This year, some pundits have noted that July 4 is extra special because it is our first national celebration since Sept. 11. It is a special time to consider and emphasize all that is great about this country. In many ways, all that is true. But unlike Pearl Harbor, the enemy is hard to get a grasp on these days, even if patriotism is more visible than usual.
We expect in times of war that sacrifices have to be made. But our freedoms—freedom of speech, the right to be tried by our peers, freedom to move about, and all things associated with liberty—should not be among them. Sacrificing hard-won freedoms for a flag that symbolizes those freedoms is, by definition, irrational.
As Americans we have the right—if not the responsibility—to criticize our government. When Attorney General John Ashcroft warned the Senate Judiciary Committee that any who question the actions of the Bush administration were aiding and abetting terrorists, he had it wrong. That chilling message hearkened back to the onset of the Cold War and the McCarthyism that would do away with dissent in order to shore up patriotism and advance a political agenda. Forgotten in the frightened frenzy to fight communism was that dissent is the cornerstone of democracy. Political freedom ought to include the right to be a socialist or a Republican. Freedom ought to mean that you don’t have to be Christian or be made to pledge to God above.

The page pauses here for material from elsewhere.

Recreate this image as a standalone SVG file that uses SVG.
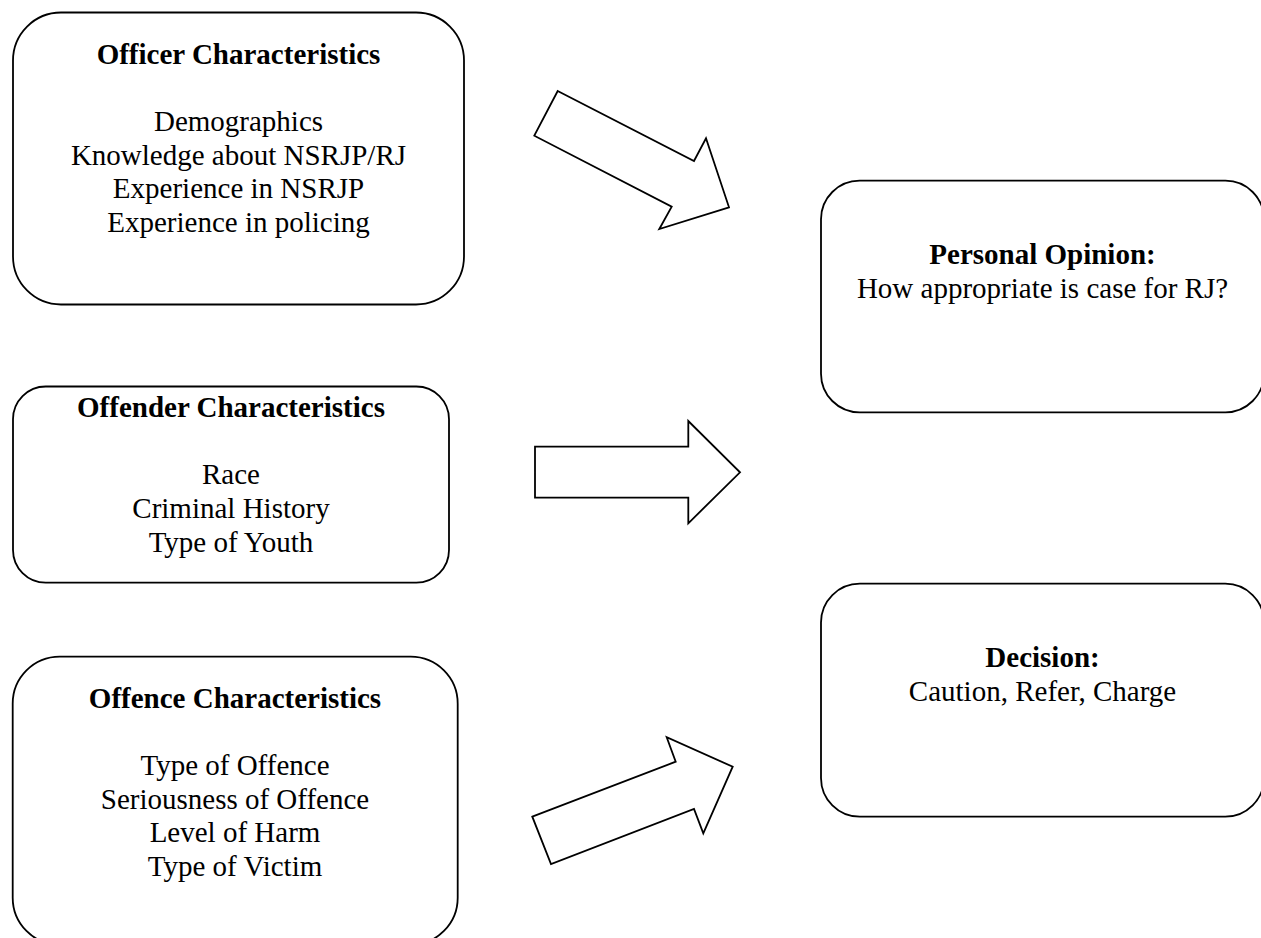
<svg xmlns="http://www.w3.org/2000/svg" width="1261" height="938" viewBox="0 0 1261 938">
<style>
.box{fill:#fff;stroke:#000;stroke-width:1.8}
.arr{fill:#fff;stroke:#000;stroke-width:1.8;stroke-linejoin:miter}
text{font-family:"Liberation Serif","Times New Roman",serif;font-size:29px;fill:#000;text-anchor:middle}
.b{font-weight:bold}
</style>
<rect width="1261" height="938" fill="#fff"/>
<g id="officer">
<rect class="box" x="13" y="12.5" width="451" height="292" rx="48" ry="48"/>
<text x="238.5" y="64.3" class="b">Officer Characteristics</text>
<text x="238.5" y="131">Demographics</text>
<text x="238.5" y="164.7">Knowledge about NSRJP/RJ</text>
<text x="238.5" y="198.3">Experience in NSRJP</text>
<text x="238.5" y="232">Experience in policing</text>
</g>
<g id="offender">
<rect class="box" x="13" y="386.5" width="436" height="196.2" rx="32.7" ry="32.7"/>
<text x="231" y="416.7" class="b">Offender Characteristics</text>
<text x="231" y="484.3">Race</text>
<text x="231" y="517.8">Criminal History</text>
<text x="231" y="551.5">Type of Youth</text>
</g>
<g id="offence">
<rect class="box" x="12.7" y="656.7" width="445" height="288" rx="47" ry="47"/>
<text x="235" y="708.3" class="b">Offence Characteristics</text>
<text x="235" y="775.3">Type of Offence</text>
<text x="235" y="808.8">Seriousness of Offence</text>
<text x="235" y="842.3">Level of Harm</text>
<text x="235" y="875.8">Type of Victim</text>
</g>
<g id="opinion">
<rect class="box" x="821" y="180.7" width="443" height="231.6" rx="38.6" ry="38.6"/>
<text x="1042.5" y="264.3" class="b">Personal Opinion:</text>
<text x="1042.5" y="297.7">How appropriate is case for RJ?</text>
</g>
<g id="decision">
<rect class="box" x="821" y="583.7" width="443" height="233" rx="38.8" ry="38.8"/>
<text x="1042.5" y="667.3" class="b">Decision:</text>
<text x="1042.5" y="700.7">Caution, Refer, Charge</text>
</g>
<g id="connectors">
<polygon class="arr" points="557.7,91 694,161 706,138.3 729,207.3 659.3,229 671.7,206.7 534.3,135.7"/>
<polygon class="arr" points="535,446.7 688.3,446.7 688.3,421 740,472.3 688.3,523.3 688.3,497.7 535,497.7"/>
<polygon class="arr" points="532.3,816.7 675.7,761.7 666.7,737.3 732.7,766.7 703.3,833.3 694,809 551,864"/>
</g>
</svg>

Following Sept. 11, the United States detained some 1,000 men of Middle Eastern descent without charges or proper legal representation. Nine months later, none of them have been connected with terrorism. Freedom ought to mean that you can have a Middle Eastern name and not be swept up in a dragnet and held indefinitely. These are things that Attorney General Ashcroft and the Bush administration apparently don’t understand.
As we continue the fight with our invisible enemy, those who detest the United States and would harm us by acts of terrorism, it might be well to remember that those extremists are tapping into patriotic notions of peoples elsewhere. If we damn those who would parade a child wearing faux suicide bomber’s regalia while celebrating July 4 with exploding Bin Laden heads, then we certainly can’t be seen as being better than the enemy.
What we ought to ask ourselves at this time of patriotism is if we wouldn’t rather attempt to confer upon those less fortunate countries the same rights and privileges we enjoy? And whether that kind of sentiment and subsequent action would change the present atmosphere more than Red-bating did during the Cold War.